→ DATA SHOWN
________
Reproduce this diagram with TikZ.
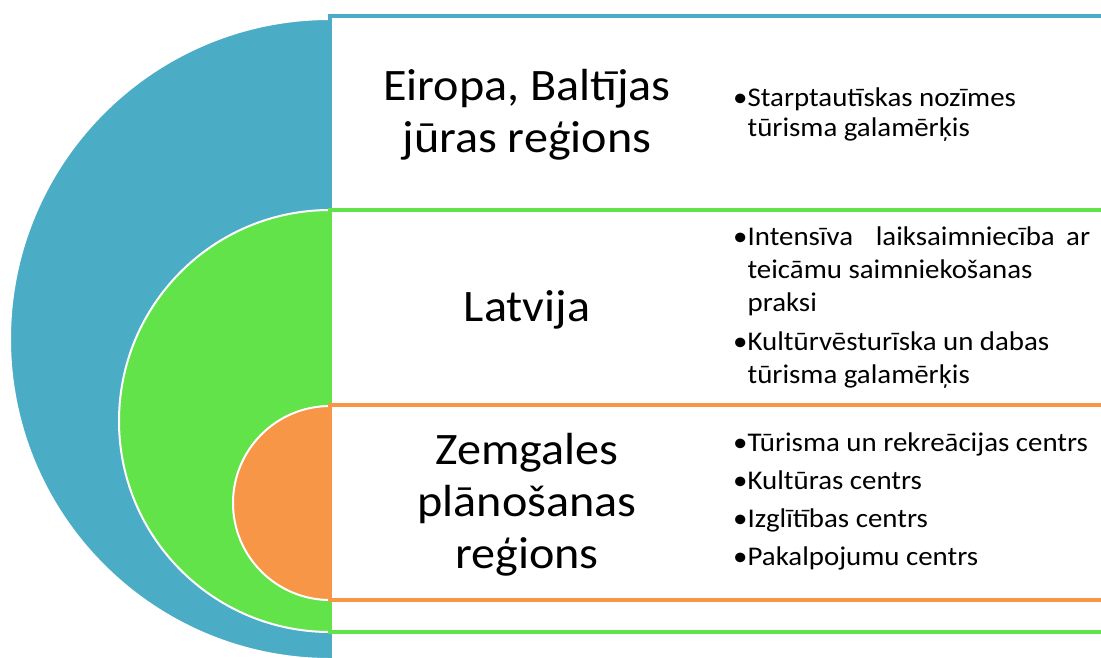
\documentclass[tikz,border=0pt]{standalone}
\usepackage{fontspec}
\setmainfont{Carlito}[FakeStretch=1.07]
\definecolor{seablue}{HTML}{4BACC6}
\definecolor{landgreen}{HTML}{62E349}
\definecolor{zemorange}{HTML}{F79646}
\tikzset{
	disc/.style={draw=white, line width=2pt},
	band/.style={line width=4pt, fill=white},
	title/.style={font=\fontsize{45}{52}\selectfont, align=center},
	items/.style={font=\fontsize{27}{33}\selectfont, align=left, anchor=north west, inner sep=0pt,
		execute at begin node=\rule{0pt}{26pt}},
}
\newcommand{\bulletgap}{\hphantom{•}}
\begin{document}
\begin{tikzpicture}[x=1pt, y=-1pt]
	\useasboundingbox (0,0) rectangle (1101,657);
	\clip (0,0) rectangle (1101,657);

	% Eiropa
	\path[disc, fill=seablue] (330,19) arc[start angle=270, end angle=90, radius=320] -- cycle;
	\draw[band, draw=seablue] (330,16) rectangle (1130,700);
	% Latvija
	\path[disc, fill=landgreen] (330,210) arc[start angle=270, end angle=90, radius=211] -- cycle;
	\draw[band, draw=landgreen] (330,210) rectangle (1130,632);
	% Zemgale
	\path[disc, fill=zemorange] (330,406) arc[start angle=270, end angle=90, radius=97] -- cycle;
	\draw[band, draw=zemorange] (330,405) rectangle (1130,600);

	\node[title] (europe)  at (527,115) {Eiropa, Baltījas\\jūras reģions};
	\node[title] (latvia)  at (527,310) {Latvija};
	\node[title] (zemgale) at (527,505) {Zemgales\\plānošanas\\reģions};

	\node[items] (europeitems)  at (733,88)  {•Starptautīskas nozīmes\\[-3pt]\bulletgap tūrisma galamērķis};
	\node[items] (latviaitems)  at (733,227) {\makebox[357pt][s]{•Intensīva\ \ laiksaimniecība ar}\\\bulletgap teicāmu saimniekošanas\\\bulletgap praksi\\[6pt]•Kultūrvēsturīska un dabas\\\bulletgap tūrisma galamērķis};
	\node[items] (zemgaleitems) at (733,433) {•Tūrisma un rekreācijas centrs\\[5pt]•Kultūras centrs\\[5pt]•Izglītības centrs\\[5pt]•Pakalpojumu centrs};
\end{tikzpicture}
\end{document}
________
→ WRITTEN PROBLEM
Repeat all the data as it stands, dropping any images it holds.

→ RESPONSE TO THIS TASK
Reproduce this diagram with TikZ.
\documentclass[tikz,border=0pt]{standalone}
\usepackage{fontspec}
\setmainfont{Carlito}[FakeStretch=1.07]
\definecolor{seablue}{HTML}{4BACC6}
\definecolor{landgreen}{HTML}{62E349}
\definecolor{zemorange}{HTML}{F79646}
\tikzset{
	disc/.style={draw=white, line width=2pt},
	band/.style={line width=4pt, fill=white},
	title/.style={font=\fontsize{45}{52}\selectfont, align=center},
	items/.style={font=\fontsize{27}{33}\selectfont, align=left, anchor=north west, inner sep=0pt,
		execute at begin node=\rule{0pt}{26pt}},
}
\newcommand{\bulletgap}{\hphantom{•}}
\begin{document}
\begin{tikzpicture}[x=1pt, y=-1pt]
	\useasboundingbox (0,0) rectangle (1101,657);
	\clip (0,0) rectangle (1101,657);

	% Eiropa
	\path[disc, fill=seablue] (330,19) arc[start angle=270, end angle=90, radius=320] -- cycle;
	\draw[band, draw=seablue] (330,16) rectangle (1130,700);
	% Latvija
	\path[disc, fill=landgreen] (330,210) arc[start angle=270, end angle=90, radius=211] -- cycle;
	\draw[band, draw=landgreen] (330,210) rectangle (1130,632);
	% Zemgale
	\path[disc, fill=zemorange] (330,406) arc[start angle=270, end angle=90, radius=97] -- cycle;
	\draw[band, draw=zemorange] (330,405) rectangle (1130,600);

	\node[title] (europe)  at (527,115) {Eiropa, Baltījas\\jūras reģions};
	\node[title] (latvia)  at (527,310) {Latvija};
	\node[title] (zemgale) at (527,505) {Zemgales\\plānošanas\\reģions};

	\node[items] (europeitems)  at (733,88)  {•Starptautīskas nozīmes\\[-3pt]\bulletgap tūrisma galamērķis};
	\node[items] (latviaitems)  at (733,227) {\makebox[357pt][s]{•Intensīva\ \ laiksaimniecība ar}\\\bulletgap teicāmu saimniekošanas\\\bulletgap praksi\\[6pt]•Kultūrvēsturīska un dabas\\\bulletgap tūrisma galamērķis};
	\node[items] (zemgaleitems) at (733,433) {•Tūrisma un rekreācijas centrs\\[5pt]•Kultūras centrs\\[5pt]•Izglītības centrs\\[5pt]•Pakalpojumu centrs};
\end{tikzpicture}
\end{document}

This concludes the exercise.